Your output must consist solely of the lines from the "Output the Python" line through the "from matplotlib.ticker import" line, exactly as written, without images.

===== Exercise input =====

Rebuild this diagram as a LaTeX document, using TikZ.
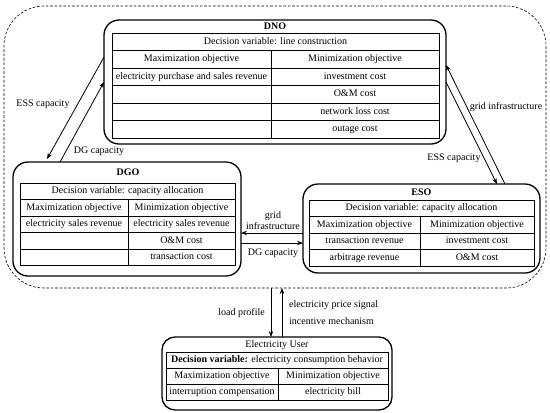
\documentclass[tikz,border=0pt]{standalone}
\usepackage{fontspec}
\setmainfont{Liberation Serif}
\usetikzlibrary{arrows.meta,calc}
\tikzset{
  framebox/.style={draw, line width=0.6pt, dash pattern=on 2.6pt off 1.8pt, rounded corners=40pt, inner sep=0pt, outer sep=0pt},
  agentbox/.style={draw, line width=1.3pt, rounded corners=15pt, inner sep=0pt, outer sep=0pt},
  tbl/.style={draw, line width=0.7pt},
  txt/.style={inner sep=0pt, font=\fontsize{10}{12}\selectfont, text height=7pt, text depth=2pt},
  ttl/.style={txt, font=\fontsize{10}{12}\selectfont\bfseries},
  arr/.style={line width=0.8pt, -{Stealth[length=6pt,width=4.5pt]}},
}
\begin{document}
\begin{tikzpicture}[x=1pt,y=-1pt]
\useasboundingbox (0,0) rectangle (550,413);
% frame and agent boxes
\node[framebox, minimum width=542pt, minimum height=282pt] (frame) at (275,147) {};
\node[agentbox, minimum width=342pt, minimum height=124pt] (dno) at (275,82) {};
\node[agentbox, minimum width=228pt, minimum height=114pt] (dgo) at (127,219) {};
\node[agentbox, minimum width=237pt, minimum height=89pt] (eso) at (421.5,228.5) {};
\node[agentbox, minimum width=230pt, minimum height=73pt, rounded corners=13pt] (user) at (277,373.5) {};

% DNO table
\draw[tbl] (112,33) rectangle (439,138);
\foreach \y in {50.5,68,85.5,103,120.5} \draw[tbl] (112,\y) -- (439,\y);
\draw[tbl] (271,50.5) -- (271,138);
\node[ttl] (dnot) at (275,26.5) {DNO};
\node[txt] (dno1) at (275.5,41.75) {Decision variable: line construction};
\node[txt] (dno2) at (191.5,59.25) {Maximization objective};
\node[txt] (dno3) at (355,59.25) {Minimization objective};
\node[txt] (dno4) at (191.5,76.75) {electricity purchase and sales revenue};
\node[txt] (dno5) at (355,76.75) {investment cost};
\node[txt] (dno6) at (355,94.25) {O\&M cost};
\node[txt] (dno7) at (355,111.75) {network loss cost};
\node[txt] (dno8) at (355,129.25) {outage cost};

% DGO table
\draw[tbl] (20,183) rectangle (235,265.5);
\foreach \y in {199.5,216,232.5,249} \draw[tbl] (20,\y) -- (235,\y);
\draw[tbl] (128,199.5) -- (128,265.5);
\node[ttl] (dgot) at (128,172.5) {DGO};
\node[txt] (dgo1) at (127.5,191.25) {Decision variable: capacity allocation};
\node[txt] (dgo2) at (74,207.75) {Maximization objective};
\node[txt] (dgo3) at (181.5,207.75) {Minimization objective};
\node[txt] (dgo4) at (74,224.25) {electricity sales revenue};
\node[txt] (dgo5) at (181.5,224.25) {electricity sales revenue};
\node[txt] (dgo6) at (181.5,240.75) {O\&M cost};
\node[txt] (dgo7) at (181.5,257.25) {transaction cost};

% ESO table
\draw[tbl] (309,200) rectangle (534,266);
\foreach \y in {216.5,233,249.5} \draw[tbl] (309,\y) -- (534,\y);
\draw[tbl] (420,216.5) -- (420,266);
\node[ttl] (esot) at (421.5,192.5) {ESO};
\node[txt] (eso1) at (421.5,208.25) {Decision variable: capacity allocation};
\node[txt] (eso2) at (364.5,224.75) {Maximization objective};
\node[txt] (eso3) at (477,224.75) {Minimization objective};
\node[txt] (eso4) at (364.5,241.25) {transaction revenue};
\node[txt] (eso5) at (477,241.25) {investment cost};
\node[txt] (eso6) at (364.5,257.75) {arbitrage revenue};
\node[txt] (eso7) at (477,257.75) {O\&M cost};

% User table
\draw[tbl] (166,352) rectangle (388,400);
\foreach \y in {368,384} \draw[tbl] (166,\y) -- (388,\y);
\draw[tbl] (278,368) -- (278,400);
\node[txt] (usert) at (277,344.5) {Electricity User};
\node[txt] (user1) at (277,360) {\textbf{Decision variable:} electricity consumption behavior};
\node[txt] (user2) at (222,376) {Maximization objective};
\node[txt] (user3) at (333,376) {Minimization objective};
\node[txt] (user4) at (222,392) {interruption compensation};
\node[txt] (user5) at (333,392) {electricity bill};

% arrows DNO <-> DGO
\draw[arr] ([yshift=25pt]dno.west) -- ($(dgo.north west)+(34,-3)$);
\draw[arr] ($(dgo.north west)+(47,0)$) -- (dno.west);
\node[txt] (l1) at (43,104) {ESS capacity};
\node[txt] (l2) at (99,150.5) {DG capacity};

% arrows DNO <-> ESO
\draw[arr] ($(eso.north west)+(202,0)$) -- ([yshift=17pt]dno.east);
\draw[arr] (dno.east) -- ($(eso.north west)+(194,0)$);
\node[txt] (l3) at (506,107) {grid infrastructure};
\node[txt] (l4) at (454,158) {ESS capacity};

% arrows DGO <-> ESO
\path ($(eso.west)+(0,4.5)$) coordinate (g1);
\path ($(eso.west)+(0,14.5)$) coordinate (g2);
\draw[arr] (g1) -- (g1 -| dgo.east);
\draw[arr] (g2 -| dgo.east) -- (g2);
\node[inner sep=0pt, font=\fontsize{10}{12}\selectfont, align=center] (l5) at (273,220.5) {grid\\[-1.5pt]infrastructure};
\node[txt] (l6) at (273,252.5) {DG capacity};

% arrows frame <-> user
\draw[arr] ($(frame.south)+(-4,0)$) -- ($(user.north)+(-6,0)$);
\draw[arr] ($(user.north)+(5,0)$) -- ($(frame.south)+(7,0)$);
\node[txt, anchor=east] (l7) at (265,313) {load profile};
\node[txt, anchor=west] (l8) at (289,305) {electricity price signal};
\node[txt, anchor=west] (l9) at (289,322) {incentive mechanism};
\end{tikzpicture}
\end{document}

=====
===== Exercise input =====

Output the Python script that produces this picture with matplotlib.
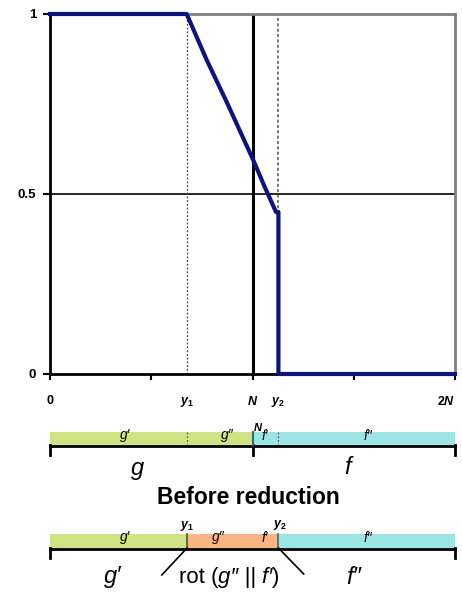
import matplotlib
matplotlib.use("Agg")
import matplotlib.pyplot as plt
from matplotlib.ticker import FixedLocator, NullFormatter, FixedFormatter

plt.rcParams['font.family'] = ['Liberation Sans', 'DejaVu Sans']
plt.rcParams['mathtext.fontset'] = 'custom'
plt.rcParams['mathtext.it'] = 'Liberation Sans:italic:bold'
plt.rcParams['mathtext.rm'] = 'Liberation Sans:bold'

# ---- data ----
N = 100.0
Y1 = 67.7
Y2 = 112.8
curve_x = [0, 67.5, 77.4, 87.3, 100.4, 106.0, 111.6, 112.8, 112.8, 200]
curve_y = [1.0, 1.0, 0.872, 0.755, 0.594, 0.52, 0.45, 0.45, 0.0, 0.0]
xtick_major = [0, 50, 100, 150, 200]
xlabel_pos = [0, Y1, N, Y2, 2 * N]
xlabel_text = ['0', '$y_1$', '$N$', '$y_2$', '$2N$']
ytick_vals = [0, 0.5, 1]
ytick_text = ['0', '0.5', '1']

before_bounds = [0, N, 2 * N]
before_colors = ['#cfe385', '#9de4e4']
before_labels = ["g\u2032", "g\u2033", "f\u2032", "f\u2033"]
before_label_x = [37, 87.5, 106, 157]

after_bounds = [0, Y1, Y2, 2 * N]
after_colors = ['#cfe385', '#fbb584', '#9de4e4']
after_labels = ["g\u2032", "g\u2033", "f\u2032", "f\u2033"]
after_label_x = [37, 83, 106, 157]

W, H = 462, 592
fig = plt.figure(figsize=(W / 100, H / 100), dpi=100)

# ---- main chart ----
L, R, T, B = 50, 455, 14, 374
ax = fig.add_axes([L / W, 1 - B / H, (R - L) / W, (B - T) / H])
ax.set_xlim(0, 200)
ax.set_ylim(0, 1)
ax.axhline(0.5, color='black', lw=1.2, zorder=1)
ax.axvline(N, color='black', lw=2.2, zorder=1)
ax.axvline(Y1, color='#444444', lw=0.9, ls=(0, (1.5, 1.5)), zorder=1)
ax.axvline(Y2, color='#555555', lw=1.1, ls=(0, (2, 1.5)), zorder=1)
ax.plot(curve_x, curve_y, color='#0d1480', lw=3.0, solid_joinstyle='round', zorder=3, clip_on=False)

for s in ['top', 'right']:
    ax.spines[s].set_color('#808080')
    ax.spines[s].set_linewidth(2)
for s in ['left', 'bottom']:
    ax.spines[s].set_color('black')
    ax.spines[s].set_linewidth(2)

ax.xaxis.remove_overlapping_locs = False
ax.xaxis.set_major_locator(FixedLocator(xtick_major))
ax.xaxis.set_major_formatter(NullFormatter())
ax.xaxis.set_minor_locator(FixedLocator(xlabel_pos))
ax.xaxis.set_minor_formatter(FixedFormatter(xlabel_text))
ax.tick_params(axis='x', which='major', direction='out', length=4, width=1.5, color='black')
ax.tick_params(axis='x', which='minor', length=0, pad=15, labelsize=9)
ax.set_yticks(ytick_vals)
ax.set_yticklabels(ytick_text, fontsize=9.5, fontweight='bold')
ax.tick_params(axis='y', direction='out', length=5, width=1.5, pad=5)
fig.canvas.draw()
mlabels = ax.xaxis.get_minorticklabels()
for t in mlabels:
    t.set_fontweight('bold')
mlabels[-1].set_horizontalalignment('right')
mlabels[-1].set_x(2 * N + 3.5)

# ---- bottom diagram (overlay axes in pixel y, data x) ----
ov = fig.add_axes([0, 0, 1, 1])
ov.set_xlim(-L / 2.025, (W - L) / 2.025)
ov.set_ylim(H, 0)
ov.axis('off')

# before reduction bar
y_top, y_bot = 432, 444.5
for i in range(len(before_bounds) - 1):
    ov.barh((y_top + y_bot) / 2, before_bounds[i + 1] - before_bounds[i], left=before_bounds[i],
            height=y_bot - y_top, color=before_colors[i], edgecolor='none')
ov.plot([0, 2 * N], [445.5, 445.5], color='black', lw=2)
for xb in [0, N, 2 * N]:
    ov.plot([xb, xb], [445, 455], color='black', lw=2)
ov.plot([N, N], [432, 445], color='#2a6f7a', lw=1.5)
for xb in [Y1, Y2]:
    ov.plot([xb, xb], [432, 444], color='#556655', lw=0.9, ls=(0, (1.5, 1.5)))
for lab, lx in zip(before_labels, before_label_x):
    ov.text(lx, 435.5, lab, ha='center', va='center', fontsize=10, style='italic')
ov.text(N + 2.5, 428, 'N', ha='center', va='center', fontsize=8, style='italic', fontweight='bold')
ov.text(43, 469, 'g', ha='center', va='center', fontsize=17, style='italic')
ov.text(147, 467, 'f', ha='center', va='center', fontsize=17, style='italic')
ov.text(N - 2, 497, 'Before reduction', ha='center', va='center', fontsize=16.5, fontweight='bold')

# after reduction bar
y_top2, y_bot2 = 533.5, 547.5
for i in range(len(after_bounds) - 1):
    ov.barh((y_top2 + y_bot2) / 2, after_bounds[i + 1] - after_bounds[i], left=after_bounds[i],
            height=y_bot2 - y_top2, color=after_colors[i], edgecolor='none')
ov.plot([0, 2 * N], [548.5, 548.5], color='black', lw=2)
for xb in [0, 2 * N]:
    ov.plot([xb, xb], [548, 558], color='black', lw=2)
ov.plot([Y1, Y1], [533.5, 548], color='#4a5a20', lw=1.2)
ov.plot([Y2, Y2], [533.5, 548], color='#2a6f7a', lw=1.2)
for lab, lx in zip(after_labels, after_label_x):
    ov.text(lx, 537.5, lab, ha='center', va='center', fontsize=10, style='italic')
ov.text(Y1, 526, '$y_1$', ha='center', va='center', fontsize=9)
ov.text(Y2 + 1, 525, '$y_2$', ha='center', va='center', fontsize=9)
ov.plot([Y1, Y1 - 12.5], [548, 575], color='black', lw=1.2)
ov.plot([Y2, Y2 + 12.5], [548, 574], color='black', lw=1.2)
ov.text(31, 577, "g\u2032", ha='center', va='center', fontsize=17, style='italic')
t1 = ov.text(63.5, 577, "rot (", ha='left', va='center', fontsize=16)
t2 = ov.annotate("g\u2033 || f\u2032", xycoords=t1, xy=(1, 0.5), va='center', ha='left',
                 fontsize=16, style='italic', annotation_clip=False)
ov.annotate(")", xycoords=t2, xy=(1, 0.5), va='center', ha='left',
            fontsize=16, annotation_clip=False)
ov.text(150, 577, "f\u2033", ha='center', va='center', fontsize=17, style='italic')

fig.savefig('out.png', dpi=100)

=====
===== Exercise input =====

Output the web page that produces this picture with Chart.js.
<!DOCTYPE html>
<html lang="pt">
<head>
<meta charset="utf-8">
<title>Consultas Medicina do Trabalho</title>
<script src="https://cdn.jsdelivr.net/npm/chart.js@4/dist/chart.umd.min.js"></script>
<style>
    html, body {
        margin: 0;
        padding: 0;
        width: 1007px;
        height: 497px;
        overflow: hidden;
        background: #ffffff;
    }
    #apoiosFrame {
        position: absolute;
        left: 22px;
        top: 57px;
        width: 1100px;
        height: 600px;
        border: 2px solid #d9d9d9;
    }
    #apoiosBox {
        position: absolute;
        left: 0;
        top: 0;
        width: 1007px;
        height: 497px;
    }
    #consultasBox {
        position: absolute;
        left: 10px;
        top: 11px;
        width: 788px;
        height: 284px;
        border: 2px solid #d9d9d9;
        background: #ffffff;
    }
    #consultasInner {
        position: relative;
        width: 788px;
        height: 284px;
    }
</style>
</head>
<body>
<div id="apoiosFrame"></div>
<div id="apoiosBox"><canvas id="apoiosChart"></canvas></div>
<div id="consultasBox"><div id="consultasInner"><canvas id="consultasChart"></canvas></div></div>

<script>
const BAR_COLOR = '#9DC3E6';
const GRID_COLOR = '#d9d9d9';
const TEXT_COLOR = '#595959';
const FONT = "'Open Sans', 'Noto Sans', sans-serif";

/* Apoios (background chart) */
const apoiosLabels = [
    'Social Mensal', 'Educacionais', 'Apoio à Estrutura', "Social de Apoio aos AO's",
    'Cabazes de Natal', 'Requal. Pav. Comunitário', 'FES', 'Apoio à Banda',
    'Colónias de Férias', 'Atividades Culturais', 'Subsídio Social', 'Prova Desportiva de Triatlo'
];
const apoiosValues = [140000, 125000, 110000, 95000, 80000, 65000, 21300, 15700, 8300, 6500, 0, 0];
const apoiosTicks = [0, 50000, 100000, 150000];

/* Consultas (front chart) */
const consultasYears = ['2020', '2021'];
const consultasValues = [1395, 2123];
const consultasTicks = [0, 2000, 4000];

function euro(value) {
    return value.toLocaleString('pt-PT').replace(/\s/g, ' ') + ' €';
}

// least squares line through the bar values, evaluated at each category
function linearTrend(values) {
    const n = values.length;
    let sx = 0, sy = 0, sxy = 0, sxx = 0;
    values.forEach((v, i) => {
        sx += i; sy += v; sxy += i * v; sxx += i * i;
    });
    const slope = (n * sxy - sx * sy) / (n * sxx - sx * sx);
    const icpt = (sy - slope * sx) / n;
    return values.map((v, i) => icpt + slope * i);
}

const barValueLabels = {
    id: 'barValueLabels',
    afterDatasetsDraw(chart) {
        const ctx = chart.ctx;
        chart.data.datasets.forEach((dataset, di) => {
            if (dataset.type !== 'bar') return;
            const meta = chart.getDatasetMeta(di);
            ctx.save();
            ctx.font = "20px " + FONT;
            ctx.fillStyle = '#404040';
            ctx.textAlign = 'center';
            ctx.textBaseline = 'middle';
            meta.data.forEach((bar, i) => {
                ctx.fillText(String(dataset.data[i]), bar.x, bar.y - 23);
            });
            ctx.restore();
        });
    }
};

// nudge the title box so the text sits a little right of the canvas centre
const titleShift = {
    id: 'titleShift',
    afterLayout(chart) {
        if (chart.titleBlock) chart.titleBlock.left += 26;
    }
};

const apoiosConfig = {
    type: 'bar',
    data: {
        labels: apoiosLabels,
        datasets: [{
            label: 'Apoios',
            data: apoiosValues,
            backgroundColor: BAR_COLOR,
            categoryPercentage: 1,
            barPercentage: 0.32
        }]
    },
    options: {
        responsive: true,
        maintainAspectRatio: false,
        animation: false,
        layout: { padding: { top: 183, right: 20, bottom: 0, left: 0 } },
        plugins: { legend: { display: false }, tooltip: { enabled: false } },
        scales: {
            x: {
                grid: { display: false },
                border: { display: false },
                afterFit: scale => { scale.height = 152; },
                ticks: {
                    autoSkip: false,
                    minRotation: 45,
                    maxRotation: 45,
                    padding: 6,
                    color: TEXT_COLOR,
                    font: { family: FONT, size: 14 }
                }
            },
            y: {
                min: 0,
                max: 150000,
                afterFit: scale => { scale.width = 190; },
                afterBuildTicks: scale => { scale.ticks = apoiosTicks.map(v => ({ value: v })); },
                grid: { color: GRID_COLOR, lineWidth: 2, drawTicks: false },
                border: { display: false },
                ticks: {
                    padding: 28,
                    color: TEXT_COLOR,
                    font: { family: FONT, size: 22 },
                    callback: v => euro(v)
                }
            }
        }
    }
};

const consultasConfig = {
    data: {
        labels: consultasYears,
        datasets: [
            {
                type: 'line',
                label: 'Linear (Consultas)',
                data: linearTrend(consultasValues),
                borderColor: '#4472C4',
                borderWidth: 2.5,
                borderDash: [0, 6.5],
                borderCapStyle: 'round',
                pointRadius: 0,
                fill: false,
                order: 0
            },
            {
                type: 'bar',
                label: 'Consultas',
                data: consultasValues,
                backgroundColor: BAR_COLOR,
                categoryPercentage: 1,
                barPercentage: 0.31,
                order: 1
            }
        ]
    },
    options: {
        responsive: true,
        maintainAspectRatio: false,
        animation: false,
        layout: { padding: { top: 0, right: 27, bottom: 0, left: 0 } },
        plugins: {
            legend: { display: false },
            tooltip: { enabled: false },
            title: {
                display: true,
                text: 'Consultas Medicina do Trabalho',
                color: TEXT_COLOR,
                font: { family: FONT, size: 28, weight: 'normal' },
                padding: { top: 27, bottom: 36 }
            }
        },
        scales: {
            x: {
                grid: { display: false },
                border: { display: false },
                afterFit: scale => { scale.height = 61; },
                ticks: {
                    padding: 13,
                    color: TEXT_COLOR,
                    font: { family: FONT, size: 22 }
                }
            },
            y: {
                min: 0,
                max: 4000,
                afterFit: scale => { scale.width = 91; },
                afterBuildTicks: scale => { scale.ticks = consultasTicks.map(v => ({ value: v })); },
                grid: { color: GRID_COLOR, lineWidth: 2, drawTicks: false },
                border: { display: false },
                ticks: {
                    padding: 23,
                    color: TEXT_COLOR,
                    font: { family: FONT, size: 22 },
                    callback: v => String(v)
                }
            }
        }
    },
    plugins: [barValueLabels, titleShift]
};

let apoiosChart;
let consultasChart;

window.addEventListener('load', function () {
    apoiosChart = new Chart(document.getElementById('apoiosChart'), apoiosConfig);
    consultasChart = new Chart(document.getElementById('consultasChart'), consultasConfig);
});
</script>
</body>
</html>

=====

**Result below:**
Output the Python script that produces this picture with matplotlib.
import matplotlib
matplotlib.use("Agg")
import matplotlib.pyplot as plt
from matplotlib.ticker import FixedLocator, NullFormatter, FixedFormatter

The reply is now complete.